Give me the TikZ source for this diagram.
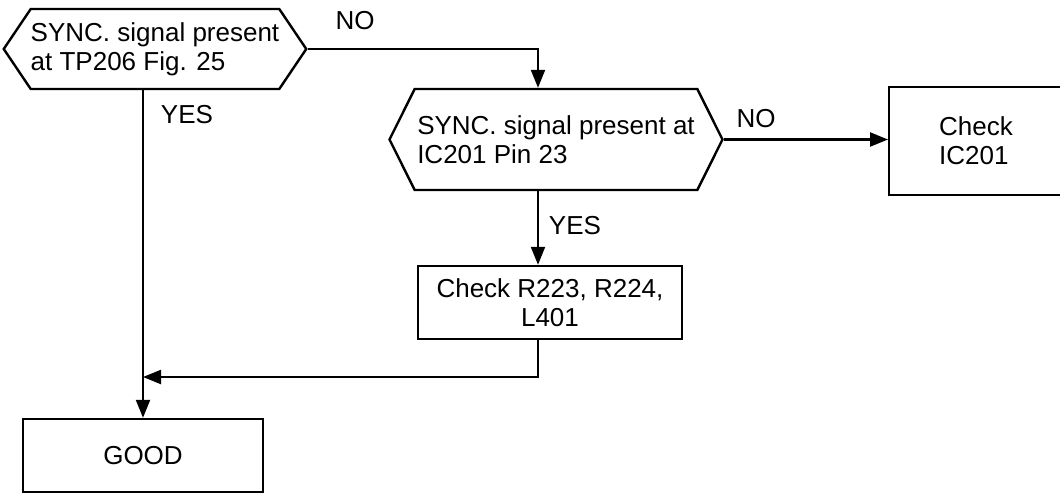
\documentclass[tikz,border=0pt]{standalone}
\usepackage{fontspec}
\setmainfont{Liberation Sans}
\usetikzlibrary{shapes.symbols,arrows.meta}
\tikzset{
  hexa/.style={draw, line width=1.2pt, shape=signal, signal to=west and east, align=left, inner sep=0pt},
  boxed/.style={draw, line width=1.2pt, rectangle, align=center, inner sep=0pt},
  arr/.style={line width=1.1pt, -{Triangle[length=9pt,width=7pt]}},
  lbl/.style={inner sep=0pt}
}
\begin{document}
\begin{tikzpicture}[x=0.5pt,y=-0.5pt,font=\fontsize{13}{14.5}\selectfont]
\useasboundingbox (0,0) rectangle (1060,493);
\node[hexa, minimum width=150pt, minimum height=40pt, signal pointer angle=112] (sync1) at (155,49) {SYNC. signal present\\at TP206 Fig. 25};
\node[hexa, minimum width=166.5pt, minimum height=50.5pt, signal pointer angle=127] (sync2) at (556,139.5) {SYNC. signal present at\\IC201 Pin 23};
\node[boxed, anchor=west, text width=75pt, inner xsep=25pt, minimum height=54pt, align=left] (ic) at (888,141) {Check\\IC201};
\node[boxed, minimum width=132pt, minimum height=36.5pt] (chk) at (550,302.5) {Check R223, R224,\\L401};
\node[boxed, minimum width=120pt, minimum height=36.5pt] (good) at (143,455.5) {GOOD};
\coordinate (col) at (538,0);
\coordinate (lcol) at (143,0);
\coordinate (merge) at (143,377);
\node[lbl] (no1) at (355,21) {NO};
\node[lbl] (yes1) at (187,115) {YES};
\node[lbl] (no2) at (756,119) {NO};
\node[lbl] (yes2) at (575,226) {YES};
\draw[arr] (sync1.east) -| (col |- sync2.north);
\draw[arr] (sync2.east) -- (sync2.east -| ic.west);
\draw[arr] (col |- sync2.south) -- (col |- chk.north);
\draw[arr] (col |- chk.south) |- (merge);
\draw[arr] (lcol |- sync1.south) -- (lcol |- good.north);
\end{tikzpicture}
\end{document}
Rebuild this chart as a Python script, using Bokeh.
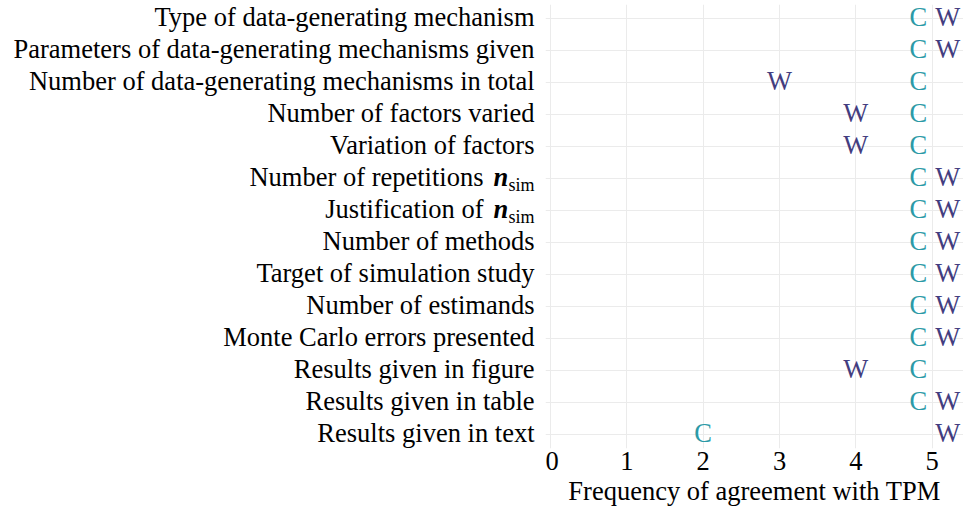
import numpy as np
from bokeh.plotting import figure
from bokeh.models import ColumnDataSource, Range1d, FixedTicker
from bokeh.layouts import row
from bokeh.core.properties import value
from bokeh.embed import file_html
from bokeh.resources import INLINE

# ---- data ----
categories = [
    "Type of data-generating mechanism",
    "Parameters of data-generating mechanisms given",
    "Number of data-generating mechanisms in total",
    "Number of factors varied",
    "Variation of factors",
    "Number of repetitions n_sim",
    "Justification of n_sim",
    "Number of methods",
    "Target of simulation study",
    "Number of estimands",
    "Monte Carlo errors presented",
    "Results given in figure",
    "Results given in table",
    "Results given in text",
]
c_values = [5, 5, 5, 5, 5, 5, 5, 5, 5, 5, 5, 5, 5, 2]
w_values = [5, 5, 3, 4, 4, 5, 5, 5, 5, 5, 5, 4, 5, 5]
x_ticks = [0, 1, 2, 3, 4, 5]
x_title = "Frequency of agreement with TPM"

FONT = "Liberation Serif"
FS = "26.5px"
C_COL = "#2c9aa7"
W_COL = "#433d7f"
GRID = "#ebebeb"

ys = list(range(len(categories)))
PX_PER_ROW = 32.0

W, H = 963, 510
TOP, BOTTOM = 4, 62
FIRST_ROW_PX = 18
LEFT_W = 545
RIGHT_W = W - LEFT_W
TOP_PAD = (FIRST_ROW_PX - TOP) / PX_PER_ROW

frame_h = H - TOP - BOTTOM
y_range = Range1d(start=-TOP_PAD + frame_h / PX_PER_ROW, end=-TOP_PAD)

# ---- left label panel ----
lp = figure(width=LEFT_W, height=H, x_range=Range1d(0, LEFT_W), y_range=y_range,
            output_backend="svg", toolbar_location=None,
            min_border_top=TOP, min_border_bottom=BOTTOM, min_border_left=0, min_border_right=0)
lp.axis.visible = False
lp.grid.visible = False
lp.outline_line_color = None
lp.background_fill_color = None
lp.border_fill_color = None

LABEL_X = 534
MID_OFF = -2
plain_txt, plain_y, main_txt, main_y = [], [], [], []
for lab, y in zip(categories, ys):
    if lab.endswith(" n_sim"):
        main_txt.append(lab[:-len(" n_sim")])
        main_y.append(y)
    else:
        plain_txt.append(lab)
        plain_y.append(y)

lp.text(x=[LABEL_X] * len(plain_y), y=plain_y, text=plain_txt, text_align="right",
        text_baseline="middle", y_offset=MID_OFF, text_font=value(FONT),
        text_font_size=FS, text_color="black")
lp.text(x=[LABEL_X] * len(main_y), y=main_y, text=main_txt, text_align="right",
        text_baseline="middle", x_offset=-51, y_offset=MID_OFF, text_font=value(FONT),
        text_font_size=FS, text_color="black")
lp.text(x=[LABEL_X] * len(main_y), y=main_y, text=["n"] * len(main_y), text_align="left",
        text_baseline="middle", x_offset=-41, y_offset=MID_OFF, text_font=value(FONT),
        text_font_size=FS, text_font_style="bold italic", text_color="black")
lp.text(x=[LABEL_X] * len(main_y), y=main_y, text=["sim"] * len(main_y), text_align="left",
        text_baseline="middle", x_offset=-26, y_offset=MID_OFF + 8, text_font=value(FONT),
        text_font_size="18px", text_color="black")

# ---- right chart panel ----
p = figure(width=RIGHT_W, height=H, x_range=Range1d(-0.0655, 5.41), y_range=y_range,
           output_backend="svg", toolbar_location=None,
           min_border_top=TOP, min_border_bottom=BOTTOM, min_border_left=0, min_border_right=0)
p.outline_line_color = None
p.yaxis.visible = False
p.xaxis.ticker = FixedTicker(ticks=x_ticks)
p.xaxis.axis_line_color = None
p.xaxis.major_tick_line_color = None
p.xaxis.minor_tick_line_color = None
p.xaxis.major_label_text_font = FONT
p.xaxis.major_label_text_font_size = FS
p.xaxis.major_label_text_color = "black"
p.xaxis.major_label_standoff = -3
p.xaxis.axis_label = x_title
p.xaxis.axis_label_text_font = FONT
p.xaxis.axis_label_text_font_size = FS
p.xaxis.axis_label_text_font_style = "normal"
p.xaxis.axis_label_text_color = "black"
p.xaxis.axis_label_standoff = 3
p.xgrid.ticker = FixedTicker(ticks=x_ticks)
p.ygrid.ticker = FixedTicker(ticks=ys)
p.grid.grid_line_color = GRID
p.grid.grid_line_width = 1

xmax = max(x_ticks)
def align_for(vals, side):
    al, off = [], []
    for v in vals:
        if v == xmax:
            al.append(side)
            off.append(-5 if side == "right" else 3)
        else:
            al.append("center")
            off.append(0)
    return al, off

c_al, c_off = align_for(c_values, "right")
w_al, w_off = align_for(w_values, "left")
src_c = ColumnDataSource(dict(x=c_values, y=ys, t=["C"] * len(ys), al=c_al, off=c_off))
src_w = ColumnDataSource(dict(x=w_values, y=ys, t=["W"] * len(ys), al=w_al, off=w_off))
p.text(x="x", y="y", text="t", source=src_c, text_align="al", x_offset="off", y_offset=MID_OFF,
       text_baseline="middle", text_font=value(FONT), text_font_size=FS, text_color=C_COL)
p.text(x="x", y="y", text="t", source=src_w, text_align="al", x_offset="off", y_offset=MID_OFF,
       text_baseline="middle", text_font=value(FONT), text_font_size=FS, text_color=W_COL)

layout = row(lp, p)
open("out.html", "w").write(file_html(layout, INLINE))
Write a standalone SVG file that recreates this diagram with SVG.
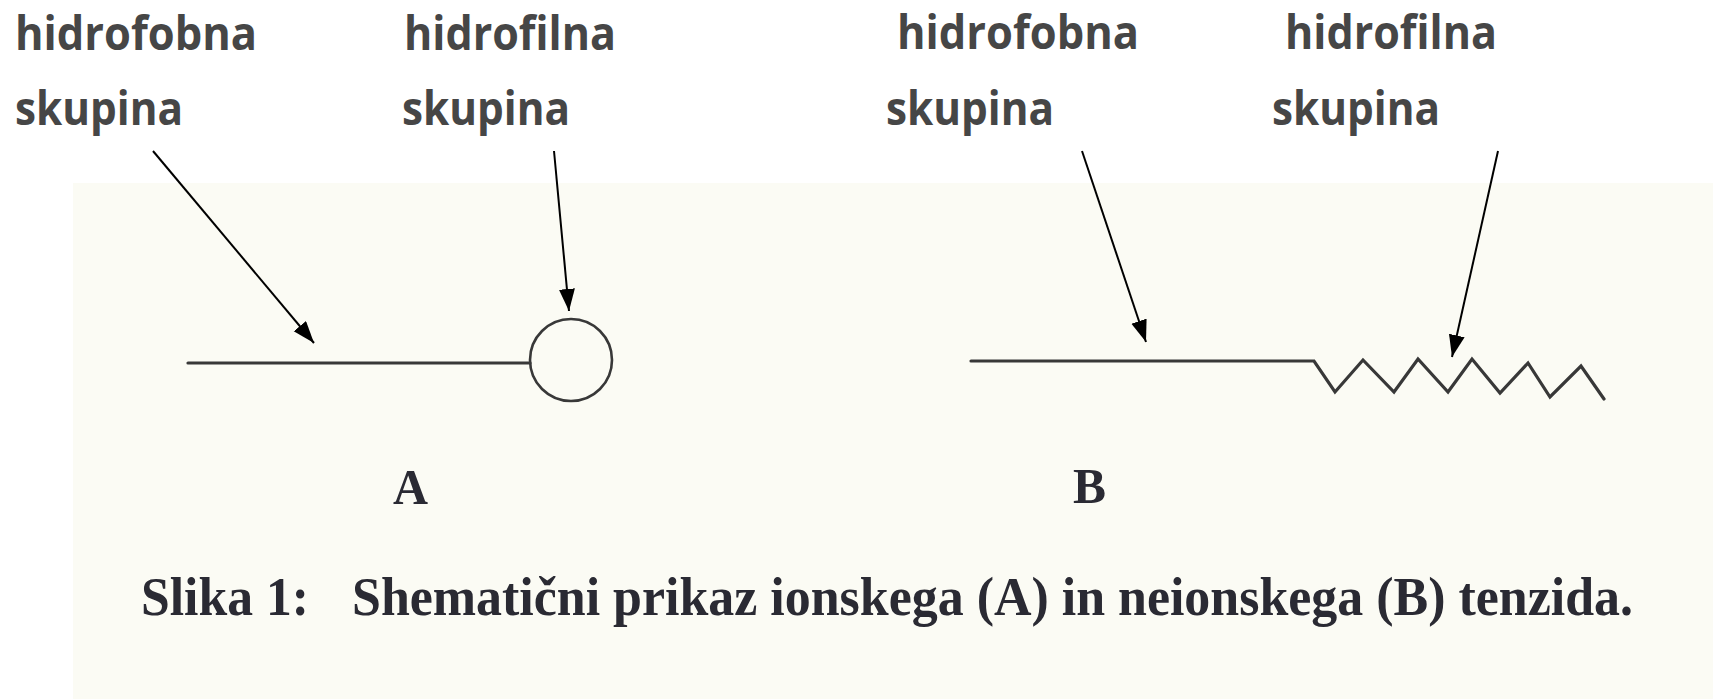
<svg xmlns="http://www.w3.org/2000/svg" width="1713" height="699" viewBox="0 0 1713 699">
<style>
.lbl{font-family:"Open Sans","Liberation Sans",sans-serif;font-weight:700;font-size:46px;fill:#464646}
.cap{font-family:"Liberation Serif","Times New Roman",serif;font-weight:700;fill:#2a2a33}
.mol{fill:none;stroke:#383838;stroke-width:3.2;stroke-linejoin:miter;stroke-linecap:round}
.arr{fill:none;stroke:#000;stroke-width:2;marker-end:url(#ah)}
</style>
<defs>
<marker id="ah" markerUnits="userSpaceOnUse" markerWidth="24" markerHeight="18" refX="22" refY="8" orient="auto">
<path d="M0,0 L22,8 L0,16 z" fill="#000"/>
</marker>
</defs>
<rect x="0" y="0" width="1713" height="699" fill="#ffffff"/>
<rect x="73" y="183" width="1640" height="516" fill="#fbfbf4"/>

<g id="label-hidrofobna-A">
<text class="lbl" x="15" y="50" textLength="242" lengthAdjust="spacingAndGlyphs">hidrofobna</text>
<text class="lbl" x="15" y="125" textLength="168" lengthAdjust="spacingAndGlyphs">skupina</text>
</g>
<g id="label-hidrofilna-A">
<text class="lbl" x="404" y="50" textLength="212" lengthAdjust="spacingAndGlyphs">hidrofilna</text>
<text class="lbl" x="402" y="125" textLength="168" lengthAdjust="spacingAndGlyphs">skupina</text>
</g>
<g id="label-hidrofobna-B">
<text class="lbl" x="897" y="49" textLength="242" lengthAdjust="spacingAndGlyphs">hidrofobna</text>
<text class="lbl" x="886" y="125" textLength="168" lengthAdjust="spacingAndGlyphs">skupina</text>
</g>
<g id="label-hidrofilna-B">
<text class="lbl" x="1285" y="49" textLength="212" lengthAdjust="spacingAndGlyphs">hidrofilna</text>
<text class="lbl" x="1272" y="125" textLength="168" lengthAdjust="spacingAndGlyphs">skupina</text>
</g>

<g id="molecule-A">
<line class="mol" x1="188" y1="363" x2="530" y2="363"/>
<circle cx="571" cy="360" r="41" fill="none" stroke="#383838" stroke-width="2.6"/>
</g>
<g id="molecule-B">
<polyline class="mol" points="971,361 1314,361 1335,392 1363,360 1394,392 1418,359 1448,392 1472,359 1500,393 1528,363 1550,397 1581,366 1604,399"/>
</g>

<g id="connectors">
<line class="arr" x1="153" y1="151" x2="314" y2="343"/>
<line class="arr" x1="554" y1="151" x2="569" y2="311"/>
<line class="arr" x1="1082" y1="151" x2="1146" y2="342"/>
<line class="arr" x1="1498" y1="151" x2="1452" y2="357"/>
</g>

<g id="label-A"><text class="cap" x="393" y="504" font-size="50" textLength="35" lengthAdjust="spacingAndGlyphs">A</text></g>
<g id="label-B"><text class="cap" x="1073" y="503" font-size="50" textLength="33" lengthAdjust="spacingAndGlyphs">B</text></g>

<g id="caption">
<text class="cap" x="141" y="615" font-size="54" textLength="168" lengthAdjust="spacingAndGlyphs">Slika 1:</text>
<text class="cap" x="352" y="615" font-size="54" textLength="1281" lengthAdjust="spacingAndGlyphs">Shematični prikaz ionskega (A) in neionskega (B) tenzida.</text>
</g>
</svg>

____________

• **GOAL OF THE EXERCISE**
Keep the pictures out, and extract only the lines that begin at the one containing "Rebuild this chart" and end at the one containing "from bokeh.resources import INLINE", inclusive.

• **TASK RESPONSE**
Rebuild this chart as a Python script, using Bokeh.
import numpy as np
from bokeh.plotting import figure
from bokeh.models import ColumnDataSource, Range1d, FixedTicker
from bokeh.layouts import row
from bokeh.core.properties import value
from bokeh.embed import file_html
from bokeh.resources import INLINE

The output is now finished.